How Long Does Video to Text Take?

How long Video to Text takes depends on both upload time and transcription time. In practice, most files finish quickly, and the current product notes use a real-time factor (RTF) of 0.008x as a reference point for transcription speed.

That number means the transcription stage is much faster than the original media length. Total turnaround still includes file upload, network conditions, and file complexity.

If you have not used the tool yet, start with How to Use Video to Text. If you are still preparing your file, check Supported Media Formats for Video to Text.

Current timing examples

Here are the benchmark examples already used in the project materials:

Recording type	Media length	Example completion time
Meeting	1h 3m	35 seconds
Podcast	3h 15m	133 seconds
Video course	8h 21m	300 seconds

These examples are useful for setting expectations, but your own result can still vary.

What affects the total wait time?

1. Upload speed

The app must upload the source file before transcription can begin. A slow or unstable connection can add noticeable time, especially for large video files.

2. File duration

Longer recordings usually take longer to process.

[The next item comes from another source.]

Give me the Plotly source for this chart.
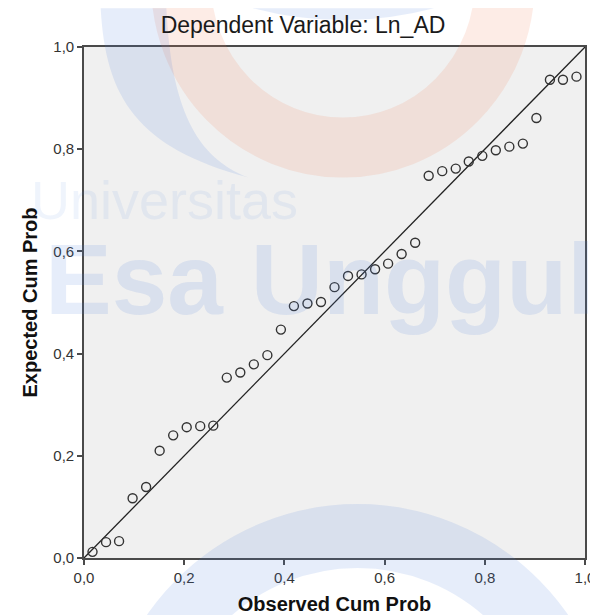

That said, the transcription stage is still designed to move much faster than real time.

3. File size and format

A long file with a compact audio format may upload faster than a shorter file in a much larger format. Video files are often larger than audio-only files, so the upload step can become the main delay.

4. Audio clarity

Background noise, overlapping speakers, and mixed-language content can make processing less predictable than a clean single-speaker recording.

What should you expect for longer files?

If your media file is close to the upper duration limit, expect a longer overall wait. The file still needs to upload first, and larger uploads can take more time than the transcription itself.

The current upload rules are:

file size up to 5 GB
media duration under 10 hours

If your recording is large, a stable internet connection helps more than anything else.

How to finish faster in practice

You cannot change the speech content itself, but you can reduce avoidable delays:

upload audio instead of video when you only need the transcript
use a stable connection before starting the upload
trim unnecessary intros, outros, or blank sections before export
choose the right language option instead of guessing

After transcription finishes

When the transcript is ready, Video to Text takes you to the export page. From there, you can download the output as:

csv
srt
vtt
txt

If you need subtitles right away, start with srt or vtt. If you plan to review the transcript in a spreadsheet, use csv.